Photovoltaic Nanotubes Could Enhance Imaging and Solar Power Technology

Physicists have discovered a unique type of nanotube that produces current when exposed to light. Devices such as infrared imaging chips and optical sensors are probable applications, which could be beneficial in fields such as astronomy and automated transport. In the future, if the effect can be magnified and the technology expanded, it could result in high-efficiency solar power devices.

Transmission electron microscopy image of a hollow core nanotube. The white scale bar corresponds to 10 nm (left). Rendering of a nanotube (right). Image: © 2019 Iwasa et al.

Collaborating with an international team of physicists, University of Tokyo Professor Yoshihiro Iwasa was investigating probable functions of a special semiconductor nanotube when he had a lightbulb moment. He took this proverbial lightbulb (which really was a laser) and shone it on the nanotube to learn something informative. Some wavelengths and intensities of light triggered a current in the sample — this is referred to as the photovoltaic effect. There are numerous photovoltaic materials, but the behavior and nature of this nanotube is cause for interest.

Essentially our research material generates electricity like solar panels, but in a different way. Together with Dr. Yijin Zhang from the Max Planck Institute for Solid State Research in Germany, we demonstrated for the first time nanomaterials could overcome an obstacle that will soon limit current solar technology. For now, solar panels are as good as they can be, but our technology could improve upon that.
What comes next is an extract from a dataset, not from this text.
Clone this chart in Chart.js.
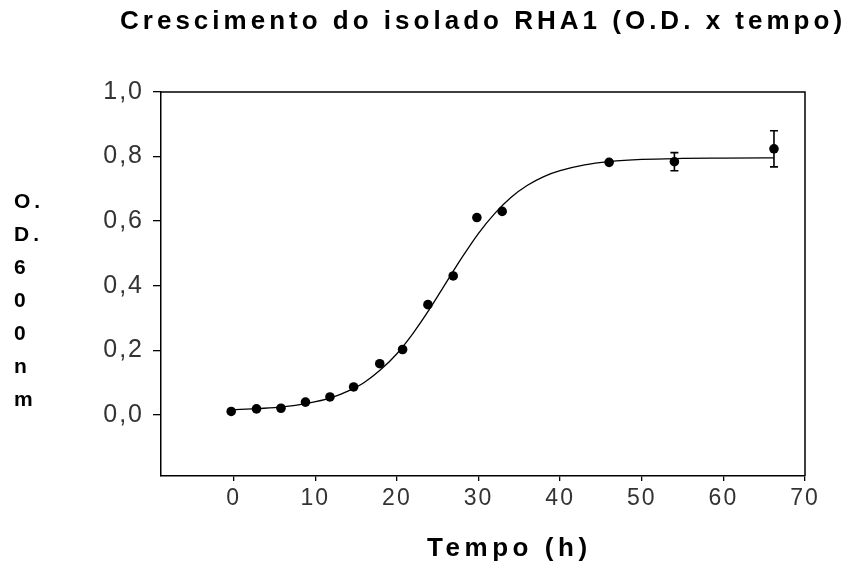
<!DOCTYPE html>
<html>
<head>
<meta charset="utf-8">
<script src="https://cdn.jsdelivr.net/npm/chart.js@4/dist/chart.umd.min.js"></script>
<style>
  html, body { margin: 0; padding: 0; background: #ffffff; }
  #wrap { width: 848px; height: 566px; }
</style>
</head>
<body>
<div id="wrap"><canvas id="c" width="848" height="566"></canvas></div>
<script>
// ---- data ----
const chartTitle = 'Crescimento do isolado RHA1 (O.D. x tempo)';
const xTitle = 'Tempo (h)';
const yTitleLines = ['O.', 'D.', '6', '0', '0', 'n', 'm'];

const timeH    = [-0.3, 2.8, 5.8, 8.8, 11.8, 14.7, 17.9, 20.7, 23.8, 26.9, 29.8, 32.9, 46.0, 54.0, 66.2];
const odValues = [0.010, 0.018, 0.020, 0.039, 0.055, 0.086, 0.158, 0.202, 0.341, 0.430, 0.611, 0.630, 0.782, 0.784, 0.824];
const odErrors = [0, 0, 0, 0, 0, 0, 0, 0, 0, 0, 0, 0, 0, 0.028, 0.056];

const fitTime = [-0.3, 3, 6, 9, 12, 14, 16, 18, 20, 22, 24, 26, 28, 30, 32, 34, 36, 38, 40, 43, 46, 50, 55, 60, 66.2];
const fitOD   = [0.015, 0.019, 0.024, 0.035, 0.053, 0.073, 0.100, 0.139, 0.189, 0.253, 0.327, 0.408, 0.488, 0.562, 0.624, 0.674, 0.711, 0.738, 0.756, 0.774, 0.784, 0.791, 0.794, 0.795, 0.796];

const xTicks = [0, 10, 20, 30, 40, 50, 60, 70];
const xTickLabels = ['0', '10', '20', '30', '40', '50', '60', '70'];
const yTicks = [0, 0.2, 0.4, 0.6, 0.8, 1.0];
const yTickLabels = ['0,0', '0,2', '0,4', '0,6', '0,8', '1,0'];

// ---- helpers ----
function drawSpaced(ctx, text, left, baseline, targetWidth) {
  ctx.letterSpacing = '0px';
  const w0 = ctx.measureText(text).width;
  const n = Array.from(text).length;
  const sp = Math.max(0, (targetWidth - w0) / (n - 1));
  ctx.letterSpacing = sp.toFixed(2) + 'px';
  ctx.textAlign = 'left';
  ctx.textBaseline = 'alphabetic';
  ctx.fillText(text, left, baseline);
  ctx.letterSpacing = '0px';
}

const decorPlugin = {
  id: 'decor',
  beforeDraw(chart) {
    const ctx = chart.ctx;
    ctx.save();
    ctx.fillStyle = '#ffffff';
    ctx.fillRect(0, 0, chart.width, chart.height);
    ctx.restore();
    ctx.letterSpacing = '2px';
  },
  beforeDatasetsDraw(chart) {
    chart.ctx.letterSpacing = '0px';
  },
  afterDatasetsDraw(chart) {
    const ctx = chart.ctx;
    const xs = chart.scales.x, ys = chart.scales.y;
    // error bars
    ctx.save();
    ctx.strokeStyle = '#000';
    ctx.lineWidth = 1.6;
    for (let i = 0; i < timeH.length; i++) {
      if (!odErrors[i]) continue;
      const px = xs.getPixelForValue(timeH[i]);
      const top = ys.getPixelForValue(odValues[i] + odErrors[i]);
      const bot = ys.getPixelForValue(odValues[i] - odErrors[i]);
      ctx.beginPath();
      ctx.moveTo(px, top); ctx.lineTo(px, bot);
      ctx.moveTo(px - 4, top); ctx.lineTo(px + 4, top);
      ctx.moveTo(px - 4, bot); ctx.lineTo(px + 4, bot);
      ctx.stroke();
    }
    ctx.restore();
  },
  afterDraw(chart) {
    const ctx = chart.ctx;
    const a = chart.chartArea;
    ctx.save();
    // frame top & right
    ctx.strokeStyle = '#000';
    ctx.lineWidth = 1.5;
    ctx.beginPath();
    ctx.moveTo(a.left, a.top);
    ctx.lineTo(a.right, a.top);
    ctx.lineTo(a.right, a.bottom);
    ctx.stroke();
    // titles
    ctx.fillStyle = '#000';
    ctx.font = 'bold 26px "Liberation Sans", Arial, sans-serif';
    drawSpaced(ctx, chartTitle, 120, 29, 722);
    ctx.font = 'bold 26px "Liberation Sans", Arial, sans-serif';
    drawSpaced(ctx, xTitle, 427, 556, 160);
    ctx.font = 'bold 21px "Liberation Sans", Arial, sans-serif';
    ctx.letterSpacing = '4px';
    ctx.textAlign = 'left';
    ctx.textBaseline = 'alphabetic';
    yTitleLines.forEach((t, i) => ctx.fillText(t, 14, 208 + i * 33));
    ctx.letterSpacing = '0px';
    ctx.restore();
  }
};

new Chart(document.getElementById('c'), {
  type: 'scatter',
  data: {
    datasets: [
      {
        label: 'ajuste',
        data: fitTime.map((t, i) => ({ x: t, y: fitOD[i] })),
        showLine: true,
        borderColor: '#000',
        borderWidth: 1.3,
        pointRadius: 0,
        cubicInterpolationMode: 'monotone',
        fill: false,
        order: 2
      },
      {
        label: 'O.D.',
        data: timeH.map((t, i) => ({ x: t, y: odValues[i] })),
        showLine: false,
        pointRadius: 4.8,
        pointBackgroundColor: '#000',
        pointBorderColor: '#000',
        pointBorderWidth: 0,
        order: 1
      }
    ]
  },
  options: {
    responsive: false,
    animation: false,
    events: [],
    layout: { padding: { left: 0, right: 43, top: 92, bottom: 0 } },
    plugins: {
      legend: { display: false },
      title: { display: false },
      tooltip: { enabled: false }
    },
    scales: {
      x: {
        type: 'linear',
        min: -8.9,
        max: 70,
        afterBuildTicks: (s) => { s.ticks = xTicks.map(v => ({ value: v })); },
        afterFit: (s) => { s.height = 90; },
        grid: { drawOnChartArea: false, drawTicks: true, tickLength: 5, color: '#000', lineWidth: 1.3 },
        border: { display: true, color: '#000', width: 1.5 },
        ticks: {
          color: '#333',
          font: { family: '"Liberation Sans", Arial, sans-serif', size: 23, weight: 'normal' },
          padding: 4,
          maxRotation: 0,
          autoSkip: false,
          callback: (v, i) => xTickLabels[i]
        }
      },
      y: {
        type: 'linear',
        min: -0.19,
        max: 1.0,
        afterBuildTicks: (s) => { s.ticks = yTicks.map(v => ({ value: v })); },
        afterFit: (s) => { s.width = 161; },
        grid: { drawOnChartArea: false, drawTicks: true, tickLength: 8, color: '#000', lineWidth: 1.3 },
        border: { display: true, color: '#000', width: 1.5 },
        ticks: {
          color: '#333',
          font: { family: '"Liberation Sans", Arial, sans-serif', size: 25, weight: 'normal' },
          padding: 9,
          autoSkip: false,
          callback: (v, i) => yTickLabels[i]
        }
      }
    }
  },
  plugins: [decorPlugin]
});
</script>
</body>
</html>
Yoshihiro Iwasa, Professor and Physicist, University of Tokyo

The current-inducing nanotube is composed of rolled-up sheets of a special semiconductor material based on tungsten disulfide (WS2). The sheets do not trigger a current when exposed to light except if rolled into tubes. This is an emergent behavior, one not natural to the material until it is altered. What is exciting is how it varies from current photovoltaic materials.

Normally, photovoltaic solar panels utilize a specific arrangement of materials called a p-n junction. This is where two different types of materials (p-type and n-type) are attached, which on their own do not produce a current in the presence of light, but when placed together. P-n junction-based photovoltaics have developed in efficiency over the last eight decades or so since their finding. However, they are getting near their theoretical boundaries due in part to their necessity for the arrangement of numerous materials.

WS2 nanotubes do not depend on a junction between materials to obtain the photovoltaic effect. When in the presence of light, they produce a current throughout their whole structure or bulk. This is known as the bulk photovoltaic effect (BPVE) and it happens as the WS2 nanotube is not symmetrical if one was to reverse it. If it were symmetrical, the current triggered would not have a preferred direction and therefore would not flow. So other symmetrical nanotubes — such as the well-known carbon nanotubes — do not display BPVE despite being robust electrical conductors.

Our research shows an entire order of magnitude improvement in efficiency of BPVE compared to its presence in other materials. But despite this huge gain, our WS2 nanotube cannot yet compare to the generating potential of p-n junction materials. This is because the device is nanoscopic and will be difficult to make larger. But it is possible and I hope chemists are inspired to take on that challenge.

Yoshihiro Iwasa, Professor and Physicist, University of Tokyo

In the long run, scientists expect that this kind of material could enable fabrication of more efficient solar panels. But given the predictable size restrictions in the near term, it is more probable to find use in other applications. BVPE could be used to develop more sensitive and higher-fidelity infrared or optical sensors. These have further applications in sensor-laden self-driving cars, embedded monitoring devices, or even in the imaging sensors for astronomical telescopes.

“My colleagues from around the world and I eagerly explore the potential of this unprecedented technology,” concluded Iwasa. “For me, the idea of creating new materials beyond anything nature could provide is a fascinating reward in its own right.”